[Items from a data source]
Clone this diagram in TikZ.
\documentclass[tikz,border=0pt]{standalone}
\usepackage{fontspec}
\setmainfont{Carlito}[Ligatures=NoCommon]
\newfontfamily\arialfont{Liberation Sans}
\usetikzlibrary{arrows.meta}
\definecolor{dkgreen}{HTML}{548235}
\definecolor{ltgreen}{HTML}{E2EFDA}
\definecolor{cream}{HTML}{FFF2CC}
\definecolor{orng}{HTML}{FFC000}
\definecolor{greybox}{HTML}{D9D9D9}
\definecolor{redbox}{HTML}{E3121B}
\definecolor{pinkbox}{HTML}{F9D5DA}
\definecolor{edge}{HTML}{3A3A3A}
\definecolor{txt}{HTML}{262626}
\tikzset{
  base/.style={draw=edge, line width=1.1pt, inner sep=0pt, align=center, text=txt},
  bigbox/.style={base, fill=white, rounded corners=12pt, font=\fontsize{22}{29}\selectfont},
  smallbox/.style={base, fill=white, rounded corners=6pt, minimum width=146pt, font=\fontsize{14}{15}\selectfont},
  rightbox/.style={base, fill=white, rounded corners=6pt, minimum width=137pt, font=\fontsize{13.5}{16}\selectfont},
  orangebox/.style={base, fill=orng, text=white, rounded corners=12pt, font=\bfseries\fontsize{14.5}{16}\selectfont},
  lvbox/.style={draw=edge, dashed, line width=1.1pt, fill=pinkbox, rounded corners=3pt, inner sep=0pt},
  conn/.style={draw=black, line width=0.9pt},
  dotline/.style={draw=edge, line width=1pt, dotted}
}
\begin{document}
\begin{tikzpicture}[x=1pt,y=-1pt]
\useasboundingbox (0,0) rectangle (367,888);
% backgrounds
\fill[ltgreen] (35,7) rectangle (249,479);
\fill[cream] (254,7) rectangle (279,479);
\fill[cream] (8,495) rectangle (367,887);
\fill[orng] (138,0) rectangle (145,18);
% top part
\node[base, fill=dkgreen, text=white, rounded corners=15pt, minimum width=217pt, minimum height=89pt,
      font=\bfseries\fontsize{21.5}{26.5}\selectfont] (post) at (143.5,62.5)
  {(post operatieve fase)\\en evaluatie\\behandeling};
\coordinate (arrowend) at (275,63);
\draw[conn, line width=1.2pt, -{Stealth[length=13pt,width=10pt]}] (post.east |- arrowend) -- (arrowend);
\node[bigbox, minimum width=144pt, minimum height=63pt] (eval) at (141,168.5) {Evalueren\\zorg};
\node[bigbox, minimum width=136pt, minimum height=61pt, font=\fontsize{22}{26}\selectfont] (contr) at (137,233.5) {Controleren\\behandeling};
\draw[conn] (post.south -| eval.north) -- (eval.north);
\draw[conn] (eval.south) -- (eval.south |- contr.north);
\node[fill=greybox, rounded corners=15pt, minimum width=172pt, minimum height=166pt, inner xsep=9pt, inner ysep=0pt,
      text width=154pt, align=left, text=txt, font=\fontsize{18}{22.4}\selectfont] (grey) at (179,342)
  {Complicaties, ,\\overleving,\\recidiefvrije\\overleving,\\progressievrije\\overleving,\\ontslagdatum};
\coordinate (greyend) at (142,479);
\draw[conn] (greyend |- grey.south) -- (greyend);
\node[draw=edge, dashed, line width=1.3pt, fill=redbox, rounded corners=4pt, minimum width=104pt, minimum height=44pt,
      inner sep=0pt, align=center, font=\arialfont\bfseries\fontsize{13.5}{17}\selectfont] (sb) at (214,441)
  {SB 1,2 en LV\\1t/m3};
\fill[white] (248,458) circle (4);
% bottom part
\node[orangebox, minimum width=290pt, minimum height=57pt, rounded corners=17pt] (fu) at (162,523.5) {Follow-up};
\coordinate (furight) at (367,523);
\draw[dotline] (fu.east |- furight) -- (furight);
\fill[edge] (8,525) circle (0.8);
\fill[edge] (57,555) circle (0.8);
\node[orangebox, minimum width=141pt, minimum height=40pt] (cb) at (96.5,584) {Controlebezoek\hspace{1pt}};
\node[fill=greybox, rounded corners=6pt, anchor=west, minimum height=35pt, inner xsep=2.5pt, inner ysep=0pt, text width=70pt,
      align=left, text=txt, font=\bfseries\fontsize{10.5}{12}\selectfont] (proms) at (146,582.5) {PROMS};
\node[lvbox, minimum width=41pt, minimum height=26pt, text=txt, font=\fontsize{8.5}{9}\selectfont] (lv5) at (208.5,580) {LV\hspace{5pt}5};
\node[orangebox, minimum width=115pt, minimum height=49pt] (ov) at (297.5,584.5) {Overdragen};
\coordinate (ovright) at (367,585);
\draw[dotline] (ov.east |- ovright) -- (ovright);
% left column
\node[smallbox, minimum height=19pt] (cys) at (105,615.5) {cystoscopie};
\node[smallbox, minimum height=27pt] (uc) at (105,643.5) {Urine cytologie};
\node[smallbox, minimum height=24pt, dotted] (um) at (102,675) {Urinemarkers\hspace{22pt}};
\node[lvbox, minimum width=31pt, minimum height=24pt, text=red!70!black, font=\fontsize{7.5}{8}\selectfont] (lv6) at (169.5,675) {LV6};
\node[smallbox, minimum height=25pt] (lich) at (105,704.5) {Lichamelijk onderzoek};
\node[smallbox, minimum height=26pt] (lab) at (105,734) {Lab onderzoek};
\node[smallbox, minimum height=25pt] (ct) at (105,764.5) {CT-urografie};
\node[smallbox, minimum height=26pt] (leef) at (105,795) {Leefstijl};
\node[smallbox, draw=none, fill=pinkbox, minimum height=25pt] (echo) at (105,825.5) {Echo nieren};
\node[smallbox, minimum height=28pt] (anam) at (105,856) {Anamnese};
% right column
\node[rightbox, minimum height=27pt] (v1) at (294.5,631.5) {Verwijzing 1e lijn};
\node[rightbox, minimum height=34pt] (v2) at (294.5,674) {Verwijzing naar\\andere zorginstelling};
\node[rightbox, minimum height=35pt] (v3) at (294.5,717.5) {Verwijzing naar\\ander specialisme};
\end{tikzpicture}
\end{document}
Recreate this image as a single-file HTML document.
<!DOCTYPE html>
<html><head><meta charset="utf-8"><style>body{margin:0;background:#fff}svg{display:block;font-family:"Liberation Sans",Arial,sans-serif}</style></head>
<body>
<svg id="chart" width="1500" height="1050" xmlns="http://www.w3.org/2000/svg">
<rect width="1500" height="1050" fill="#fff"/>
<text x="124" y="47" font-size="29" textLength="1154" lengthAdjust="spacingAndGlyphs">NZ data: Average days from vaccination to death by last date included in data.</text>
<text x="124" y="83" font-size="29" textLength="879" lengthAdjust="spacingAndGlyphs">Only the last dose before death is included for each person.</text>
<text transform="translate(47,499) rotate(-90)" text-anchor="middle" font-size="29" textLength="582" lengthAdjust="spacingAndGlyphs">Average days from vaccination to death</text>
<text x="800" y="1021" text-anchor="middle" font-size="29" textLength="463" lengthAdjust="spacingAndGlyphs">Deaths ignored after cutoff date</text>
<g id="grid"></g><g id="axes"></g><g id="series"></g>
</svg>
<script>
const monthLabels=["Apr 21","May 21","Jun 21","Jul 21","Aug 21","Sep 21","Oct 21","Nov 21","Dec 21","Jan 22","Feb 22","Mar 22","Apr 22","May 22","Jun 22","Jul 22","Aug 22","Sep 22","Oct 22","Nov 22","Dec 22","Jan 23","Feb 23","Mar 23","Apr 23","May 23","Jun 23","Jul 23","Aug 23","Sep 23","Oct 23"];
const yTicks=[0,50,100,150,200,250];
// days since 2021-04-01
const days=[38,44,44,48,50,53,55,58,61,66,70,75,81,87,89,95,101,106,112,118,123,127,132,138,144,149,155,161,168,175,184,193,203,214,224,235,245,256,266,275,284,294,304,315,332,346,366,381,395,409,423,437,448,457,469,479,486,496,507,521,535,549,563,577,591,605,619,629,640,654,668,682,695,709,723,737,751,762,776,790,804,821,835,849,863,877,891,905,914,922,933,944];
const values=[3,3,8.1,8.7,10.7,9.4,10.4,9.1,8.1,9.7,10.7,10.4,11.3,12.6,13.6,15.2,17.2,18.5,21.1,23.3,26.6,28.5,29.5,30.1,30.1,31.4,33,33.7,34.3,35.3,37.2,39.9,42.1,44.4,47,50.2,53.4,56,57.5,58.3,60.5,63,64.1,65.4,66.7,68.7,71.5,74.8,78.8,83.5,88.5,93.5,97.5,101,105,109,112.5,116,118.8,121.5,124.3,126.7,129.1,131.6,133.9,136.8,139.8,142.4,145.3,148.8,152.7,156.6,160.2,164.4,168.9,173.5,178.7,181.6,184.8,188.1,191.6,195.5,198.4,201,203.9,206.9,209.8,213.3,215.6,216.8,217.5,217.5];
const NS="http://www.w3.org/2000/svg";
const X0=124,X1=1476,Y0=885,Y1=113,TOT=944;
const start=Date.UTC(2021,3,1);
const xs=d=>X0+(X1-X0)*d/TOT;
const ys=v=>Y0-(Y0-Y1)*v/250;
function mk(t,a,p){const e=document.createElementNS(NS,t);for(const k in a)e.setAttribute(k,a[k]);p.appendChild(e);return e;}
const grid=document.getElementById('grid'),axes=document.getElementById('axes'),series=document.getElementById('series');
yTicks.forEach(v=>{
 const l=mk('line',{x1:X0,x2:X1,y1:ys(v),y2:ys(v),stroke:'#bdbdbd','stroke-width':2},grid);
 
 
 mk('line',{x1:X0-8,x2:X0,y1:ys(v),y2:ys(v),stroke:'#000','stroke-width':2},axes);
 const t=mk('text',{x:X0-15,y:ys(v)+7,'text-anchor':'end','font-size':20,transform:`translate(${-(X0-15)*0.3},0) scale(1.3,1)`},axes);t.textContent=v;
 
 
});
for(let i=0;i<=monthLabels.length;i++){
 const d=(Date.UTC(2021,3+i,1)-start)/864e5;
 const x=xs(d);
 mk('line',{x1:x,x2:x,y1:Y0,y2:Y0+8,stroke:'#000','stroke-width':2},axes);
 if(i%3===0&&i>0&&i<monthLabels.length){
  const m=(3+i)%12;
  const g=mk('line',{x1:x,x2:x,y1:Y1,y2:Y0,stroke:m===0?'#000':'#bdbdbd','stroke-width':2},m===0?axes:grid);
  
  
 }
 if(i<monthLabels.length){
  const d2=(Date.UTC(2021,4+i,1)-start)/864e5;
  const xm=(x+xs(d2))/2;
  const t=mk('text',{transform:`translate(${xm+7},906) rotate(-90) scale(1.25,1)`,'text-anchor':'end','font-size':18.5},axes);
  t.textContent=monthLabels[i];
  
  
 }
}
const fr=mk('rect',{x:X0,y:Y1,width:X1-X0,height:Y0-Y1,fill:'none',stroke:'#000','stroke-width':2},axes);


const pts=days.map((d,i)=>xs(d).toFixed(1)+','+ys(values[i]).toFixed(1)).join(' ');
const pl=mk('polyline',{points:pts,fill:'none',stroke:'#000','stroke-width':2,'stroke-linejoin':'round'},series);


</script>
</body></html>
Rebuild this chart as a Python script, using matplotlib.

*Exercise objective*: Return each line of the listing that holds the string "this".

*Complete output*:
Clone this diagram in TikZ.
Recreate this image as a single-file HTML document.
Rebuild this chart as a Python script, using matplotlib.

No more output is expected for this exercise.